Wednesday, 12 January 2022

Ultimate Spider-Man Episode Seventy-Five: Contest of Champions, Part One

Contest of Champions, Part One


First Aired: October 3rd, 2015

Synopsis: Peter finds Manhattan strangely empty and watches as Aunt May is teleported away before his eyes. He goes to the Avengers as Spider-Man to see if they know what's going on but finds the Executioner, Beetle, and Abomination instead. While fighting them he finds a force field surrounding Manhattan before being teleported away. He's in the spaceship of the Collector, who reveals that he's being coerced into playing a game with his brother, the Grandmaster, involving pitting heroes against villains. If Grandmaster wins the heroes get to take over the world, whereas if the Collector wins the New York civilians, who are being held in stasis, are freed. The Collector chooses Spider-Man, Hulk, and Iron Man for his team while the Grandmaster chooses Wendigo, Molten Man, and Kraven the Hunter for his.

The teams are beamed to Central Park to fight, but shortly into the fight the Hulk goes off on his own and is taken out by some powder of Kraven's. Spider-Man and Iron Man try going after Kraven since he's the leader but Iron Man gets defeated by Molten Man. Spider-Man manages to get some breathing room between himself and the villains and after musing that he'd like a team to help him, goes after the villains. He's able to lure Wendigo away and tase him, which defeats him, and then doubles back for the exhausted Molten Man. Spider-Man manages to get him to a lake and get him to burn through the dock, defeating him when he hits the water. Spider-Man then goes after Kraven, who's determined to win, but Spider-Man simply punches him out. Afterwards, Spider-Man is returned to the Collector's spaceship, but finds out that although he won, this is only the first round of the contest of champions.

Miscellaneous Notes:
  • For those unaware, Contest of Champions was a comic book published by Marvel in the early 80s, originally designed to tie into the Olympics. While the premise - the Collector and Grandmaster have teams fighting each other - is the same as this episode, and presumably this arc, it notably featured only heroes fighting each other, not the mix of heroes and villains that this episode has.
  • The Wendigo that Grandmaster chooses to fight on his side is referred to as being the king of the Wendigos, which makes me think that maybe the writers of this episode have no clue how Wendigos in the Marvel Universe work.

Review: I've commented before that I'm not really a big fan of episodes that are all fighting, all the time, but for the most part this manages to work surprisingly well. Once the episode gets going it's fun to speculate on how Spider-Man and his allies will win, and the fact that a character getting defeated takes them out of the fight permanently means that there are no second reprieves or characters getting back up after being defeated. The villainous team that they have to fight against has a good mixture of fighting styles, and I think that this is the first time in a long time when I've been impressed by something a cartoon Kraven has done.

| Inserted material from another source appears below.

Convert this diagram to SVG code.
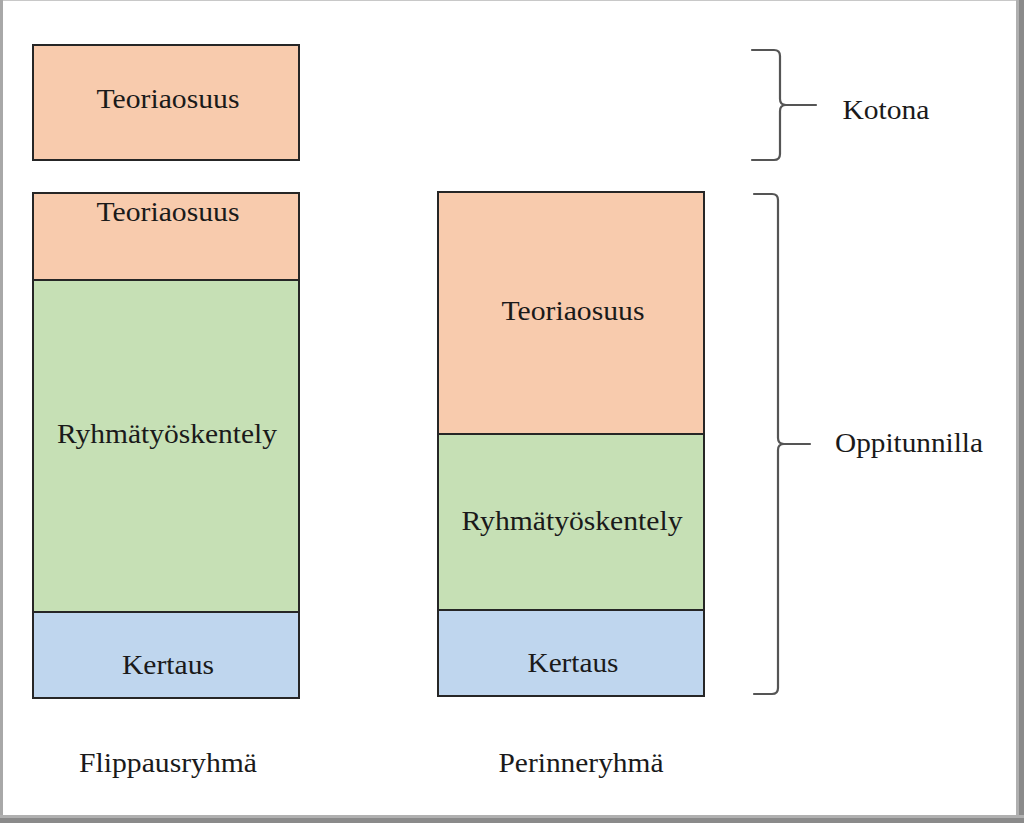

Naturally, it can't all be smooth sailing though. Spider-Man defeating Wendigo with his taser webs is lazy storytelling, given that Wendigo should be able to withstand something like that. While I know this is nitpicking, there's no in-universe justification for why when Spider-Man's teleported to the Collector's ship, he's allowed to hang around with the Grandmaster and Collector rather than being put into stasis like literally every other character. Speaking of the Collector's ship, Spider-Man clearly recognises it and the Collector, when they've never appeared in the series before - I'm guessing that they appeared in either the contemporary Avengers cartoon or the Hulk one, and while it doesn't hinder the episode too much, it would have been nice to get a throwaway line giving some details of what happened last time Spider-Man met the Collector.

Still, this episode managed to work fairly well given its simple plot, and minus the stupid taser thing, all of the defeats in this episode showed some creativity that's often lacking in these fights, feeling justified as a result. If the whole arc can continue being this creative, it should be a pretty fun one, and a good way to cap off the season. I don't want to get too confident - the Spider-Verse started off well, don't forget - but this is a good start to the arc.